Рыцарство от древней Германии до Франции XII века - [23]
Свидетельства Григория Турского становятся по-настоящему содержательными для периода после смерти Хлодвига (511 г.) и особенно в рассказах о третьем поколении Меровингов, поколении внуков Хлодвига, королей с 561 г., то есть о его собственном времени (он был епископом с 573 по 594 гг.). Его основная заслуга заключается в том, что он при помощи выразительных деталей помогает нам, скорей, охарактеризовать меровингские времена, чем вынести приговор, используя термины «варварство» или «цивилизация» в глобальном смысле.

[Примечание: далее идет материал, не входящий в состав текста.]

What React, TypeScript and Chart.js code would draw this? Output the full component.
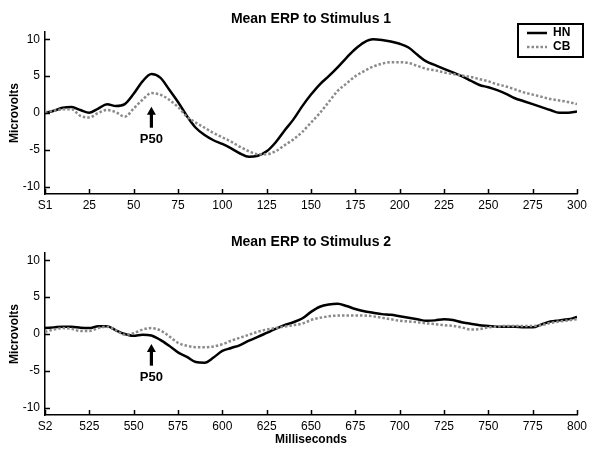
import React, { useEffect, useRef } from "react";
import { Chart, registerables } from "chart.js";
Chart.register(...registerables);

// ---------- data ----------
const TIME1 = [0,5,10,15,20,25,30,35,40,45,50,55,60,65,70,75,80,85,90,95,100,105,110,115,120,125,130,135,140,145,150,155,160,165,170,175,180,185,190,195,200,205,210,215,220,225,230,235,240,245,250,255,260,265,270,275,280,285,290,295,300];
const HN1 = [0,0.3,0.7,0.8,0.4,0.05,0.6,1.2,0.95,1.2,2.6,4.3,5.3,4.8,3.2,1.5,-0.4,-2.0,-3.0,-3.7,-4.2,-4.8,-5.5,-5.95,-5.8,-5.2,-4.0,-2.4,-0.9,0.9,2.5,3.9,5.0,6.2,7.5,8.7,9.6,10.0,9.9,9.7,9.4,8.9,7.9,7.0,6.5,6.0,5.5,5.0,4.4,3.8,3.5,3.1,2.6,2.0,1.6,1.2,0.8,0.4,0.05,0.05,0.2];
const CB1 = [0.1,0.3,0.5,0.5,-0.4,-0.6,0.0,0.4,0.1,-0.5,0.6,1.8,2.7,2.5,1.8,0.8,-0.5,-1.3,-2.0,-2.7,-3.3,-3.9,-4.6,-5.2,-5.6,-5.6,-5.2,-4.4,-3.6,-2.6,-1.3,0.0,1.5,3.0,4.0,5.0,5.7,6.3,6.7,6.9,6.9,6.8,6.4,6.0,5.8,5.5,5.3,5.1,4.9,4.6,4.3,3.9,3.6,3.2,2.8,2.5,2.2,1.9,1.7,1.5,1.2];

const TIME2 = [500,505,510,515,520,525,530,535,540,545,550,555,560,565,570,575,580,585,590,595,600,605,610,615,620,625,630,635,640,645,650,655,660,665,670,675,680,685,690,695,700,705,710,715,720,725,730,735,740,745,750,755,760,765,770,775,780,785,790,795,800];
const HN2 = [0.8,0.9,1.0,1.0,0.85,0.8,1.05,1.05,0.5,0.0,-0.25,-0.1,-0.2,-0.8,-1.6,-2.5,-3.1,-3.8,-3.9,-3.2,-2.3,-1.9,-1.5,-0.9,-0.4,0.15,0.7,1.2,1.6,2.1,3.0,3.7,4.0,4.1,3.8,3.4,3.1,2.9,2.7,2.6,2.4,2.2,2.0,1.8,1.85,2.0,1.9,1.6,1.4,1.2,1.1,1.0,1.0,1.0,0.9,0.9,1.3,1.7,1.85,2.0,2.3];
const CB2 = [0.3,0.6,0.8,0.7,0.4,0.4,0.8,1.0,0.5,-0.1,0.1,0.6,0.8,0.5,-0.3,-1.2,-1.6,-1.8,-1.8,-1.7,-1.4,-0.9,-0.5,-0.1,0.3,0.6,0.8,1.0,1.2,1.4,1.9,2.2,2.4,2.5,2.5,2.5,2.5,2.4,2.2,2.0,1.8,1.7,1.6,1.45,1.35,1.2,1.1,0.9,0.6,0.65,0.9,1.0,1.1,1.1,1.1,1.1,1.2,1.5,1.7,1.85,2.0];

const Y_TICKS = [-10, -5, 0, 5, 10];
const X_TICKS1 = [0, 25, 50, 75, 100, 125, 150, 175, 200, 225, 250, 275, 300];
const X_TICKS2 = [500, 525, 550, 575, 600, 625, 650, 675, 700, 725, 750, 775, 800];
const FIRST_LABEL1 = "S1";
const FIRST_LABEL2 = "S2";
const SERIES_NAMES = ["HN", "CB"];
const TITLE1 = "Mean ERP to Stimulus 1";
const TITLE2 = "Mean ERP to Stimulus 2";
const Y_TITLE = "Microvolts";
const X_TITLE = "Milliseconds";
const P50_TEXT = "P50";
// annotation anchors in data units: [x, arrow tip, arrow tail, text]
const P50_1 = [60, 0.85, -2.0, -3.6];
const P50_2 = [560, -1.35, -4.3, -5.9];

const FONT = "'Liberation Sans', Arial, sans-serif";
const HN_COLOR = "#000000";
const CB_COLOR = "#8a8a8a";

type PanelCfg = {
  time: number[];
  hn: number[];
  cb: number[];
  xTicks: number[];
  firstLabel: string;
  title: string;
  p50: number[];
  legend: boolean;
  xTitle: string | null;
  padTop: number;
  xAxisH: number;
  titleY: number;
  xTitleY: number;
};

const decorPlugin = {
  id: "decor",
  afterDraw(chart: any, _args: any, opts: any) {
    const cfg: PanelCfg = opts.cfg;
    const ctx = chart.ctx as CanvasRenderingContext2D;
    const ca = chart.chartArea;
    const xs = chart.scales.x;
    const ys = chart.scales.y;
    ctx.save();
    ctx.fillStyle = "#000";
    ctx.strokeStyle = "#000";
    ctx.textAlign = "center";
    ctx.textBaseline = "middle";
    // title
    ctx.font = `bold 14px ${FONT}`;
    ctx.fillText(cfg.title, (ca.left + ca.right) / 2, cfg.titleY);
    // y title
    ctx.font = `bold 12px ${FONT}`;
    ctx.save();
    ctx.translate(15, (ca.top + ca.bottom) / 2);
    ctx.rotate(-Math.PI / 2);
    ctx.fillText(Y_TITLE, 0, 0);
    ctx.restore();
    // x title
    if (cfg.xTitle) ctx.fillText(cfg.xTitle, (ca.left + ca.right) / 2, cfg.xTitleY);
    // inward ticks
    ctx.lineWidth = 1.5;
    ctx.beginPath();
    for (const v of Y_TICKS) {
      const py = Math.round(ys.getPixelForValue(v)) + 0.5;
      ctx.moveTo(ca.left, py);
      ctx.lineTo(ca.left + 5, py);
    }
    for (const v of cfg.xTicks) {
      const px = Math.round(xs.getPixelForValue(v)) + 0.5;
      ctx.moveTo(px, ca.bottom);
      ctx.lineTo(px, ca.bottom - 5);
    }
    ctx.stroke();
    // P50 arrow
    const [ax, tip, tail, txt] = cfg.p50;
    const px = xs.getPixelForValue(ax);
    const tipY = ys.getPixelForValue(tip);
    const tailY = ys.getPixelForValue(tail);
    ctx.beginPath();
    ctx.moveTo(px, tipY);
    ctx.lineTo(px - 4.5, tipY + 8);
    ctx.lineTo(px + 4.5, tipY + 8);
    ctx.closePath();
    ctx.fill();
    ctx.fillRect(px - 1.6, tipY + 7, 3.2, tailY - tipY - 7);
    ctx.font = `bold 13px ${FONT}`;
    ctx.fillText(P50_TEXT, px, ys.getPixelForValue(txt));
    // legend
    if (cfg.legend) {
      const bx = 518, by = 24, bw = 65, bh = 33;
      ctx.fillStyle = "#fff";
      ctx.fillRect(bx, by, bw, bh);
      ctx.lineWidth = 2;
      ctx.strokeStyle = "#000";
      ctx.strokeRect(bx, by, bw, bh);
      ctx.lineWidth = 2.5;
      ctx.beginPath();
      ctx.strokeStyle = HN_COLOR;
      ctx.moveTo(527, 33);
      ctx.lineTo(547, 33);
      ctx.stroke();
      ctx.beginPath();
      ctx.strokeStyle = CB_COLOR;
      ctx.setLineDash([2.5, 2]);
      ctx.moveTo(527, 47);
      ctx.lineTo(547, 47);
      ctx.stroke();
      ctx.setLineDash([]);
      ctx.fillStyle = "#000";
      ctx.textAlign = "left";
      ctx.font = `bold 12px ${FONT}`;
      ctx.fillText(SERIES_NAMES[0], 553, 33);
      ctx.fillText(SERIES_NAMES[1], 553, 47);
    }
    ctx.restore();
  },
};

function Panel({ cfg }: { cfg: PanelCfg }) {
  const ref = useRef<HTMLCanvasElement>(null);
  useEffect(() => {
    if (!ref.current) return;
    const chart = new Chart(ref.current, {
      type: "line",
      data: {
        datasets: [
          {
            label: SERIES_NAMES[1],
            data: cfg.time.map((t, i) => ({ x: t, y: cfg.cb[i] })),
            borderColor: CB_COLOR,
            borderWidth: 2.5,
            borderDash: [2.5, 2],
            pointRadius: 0,
            cubicInterpolationMode: "monotone",
            fill: false,
          },
          {
            label: SERIES_NAMES[0],
            data: cfg.time.map((t, i) => ({ x: t, y: cfg.hn[i] })),
            borderColor: HN_COLOR,
            borderWidth: 2.5,
            pointRadius: 0,
            cubicInterpolationMode: "monotone",
            fill: false,
          },
        ],
      },
      options: {
        responsive: false,
        animation: false,
        devicePixelRatio: 1,
        layout: { padding: { top: cfg.padTop, right: 23, left: 0, bottom: 0 } },
        plugins: {
          legend: { display: false },
          tooltip: { enabled: false },
          title: { display: false },
          decor: { cfg },
        } as any,
        scales: {
          x: {
            type: "linear",
            min: cfg.xTicks[0],
            max: cfg.xTicks[cfg.xTicks.length - 1],
            afterBuildTicks: (s: any) => {
              s.ticks = cfg.xTicks.map((v) => ({ value: v }));
            },
            afterFit: (s: any) => {
              s.height = cfg.xAxisH;
            },
            ticks: {
              autoSkip: false,
              maxRotation: 0,
              padding: 4,
              color: "#000",
              font: { family: FONT, size: 12 },
              callback: (v: any) => (v === cfg.xTicks[0] ? cfg.firstLabel : String(v)),
            },
            grid: { display: true, drawOnChartArea: false, drawTicks: false },
            border: { display: true, color: "#000", width: 1.5 },
          },
          y: {
            type: "linear",
            min: -11,
            max: 11,
            afterBuildTicks: (s: any) => {
              s.ticks = Y_TICKS.map((v) => ({ value: v }));
            },
            afterFit: (s: any) => {
              s.width = 45;
            },
            ticks: {
              padding: 5,
              color: "#000",
              font: { family: FONT, size: 12 },
            },
            grid: { display: true, drawOnChartArea: false, drawTicks: false },
            border: { display: true, color: "#000", width: 1.5 },
          },
        },
      },
      plugins: [decorPlugin as any],
    });
    return () => chart.destroy();
  }, [cfg]);
  return <canvas ref={ref} width={600} height={230} style={{ display: "block", width: 600, height: 230 }} />;
}

const PANEL1: PanelCfg = {
  time: TIME1, hn: HN1, cb: CB1, xTicks: X_TICKS1, firstLabel: FIRST_LABEL1, title: TITLE1,
  p50: P50_1, legend: true, xTitle: null, padTop: 32, xAxisH: 36, titleY: 19, xTitleY: 0,
};
const PANEL2: PanelCfg = {
  time: TIME2, hn: HN2, cb: CB2, xTicks: X_TICKS2, firstLabel: FIRST_LABEL2, title: TITLE2,
  p50: P50_2, legend: false, xTitle: X_TITLE, padTop: 23, xAxisH: 45, titleY: 12, xTitleY: 210,
};

export default function App() {
  return (
    <div style={{ position: "absolute", left: 0, top: 0, width: 600, height: 460, background: "#fff" }}>
      <Panel cfg={PANEL1} />
      <Panel cfg={PANEL2} />
    </div>
  );
}
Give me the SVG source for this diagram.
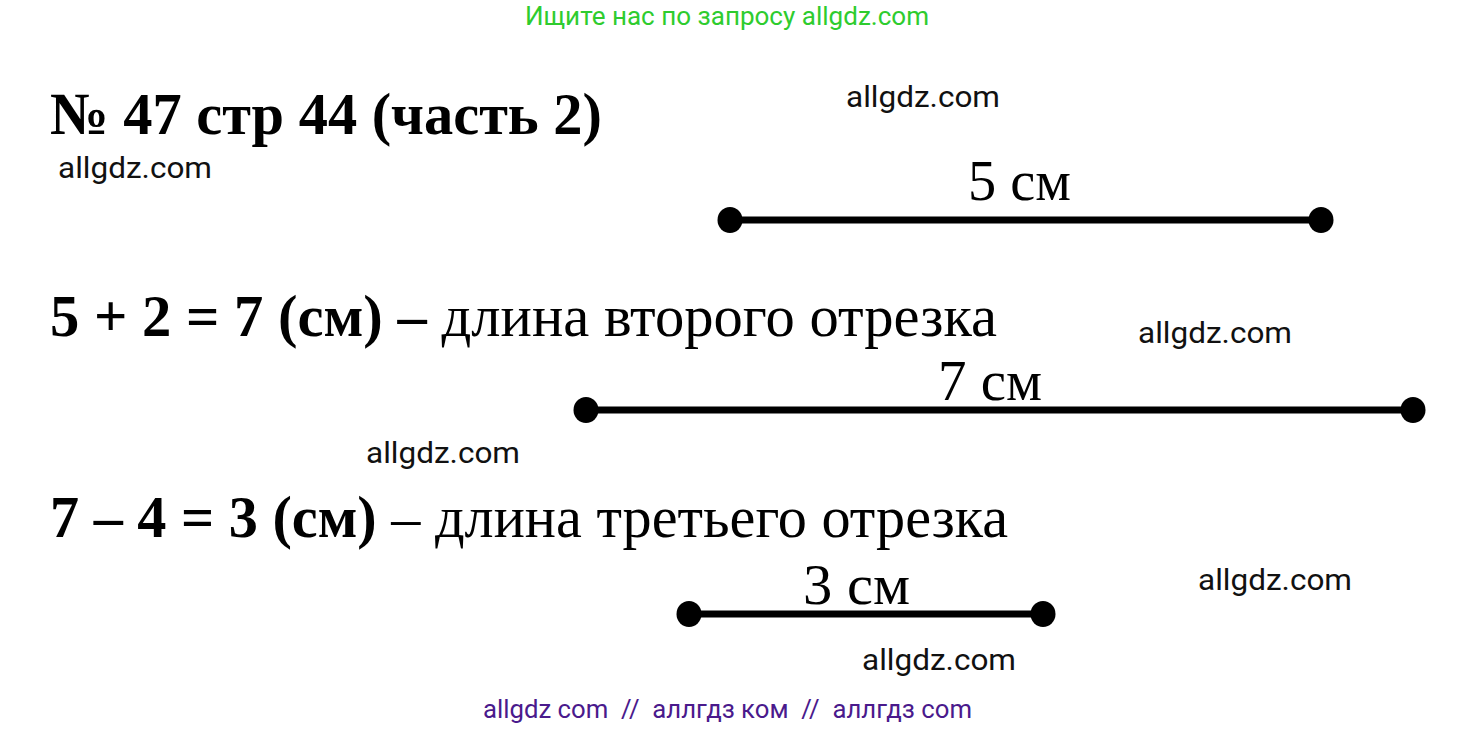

Ведь в конечном счете наличие у короля и знати идеала мужества и справедливости, «рыцарского» в широком смысле слова, не представляет собой ничего особо оригинального: какая монаршая власть, какая аристократия не претендовала на это в большей или меньшей степени, если не слишком вдаваться в вопрос, что они понимали под справедливостью? Нет ничего исключительного и в расхождении между теорией и практикой — удивляться, скорей, следовало бы обратному… И всё это, несомненно, было еще у страбоновских галлов! Здесь важно увидеть то, в чем могут отразиться изменения со времен галло-германской древности.
Галлы в свое время демонстрировали (по крайней мере на монетах) трофеи, взятые у убитых врагов, — отрубленные головы, подвешенные к конской сбруе. Язычники-свебы давали обет убить врага — хотя в целом германцы умели мирно улаживать некоторые конфликты, по свидетельству Тацита. Разве после обращения Хлод-вига и франков в христианство жестокие идеалы не должны были померкнуть в их глазах, а ранее существовавшие тенденции добросердечия — усилиться? Как случилось, что короли, ленды и даже епископы могли быть кровожадными и не испытывать священного ужаса при мысли об убийстве христианина христианином, ужаса, который мог бы указать им путь к рыцарским обычаям в строгом смысле слова?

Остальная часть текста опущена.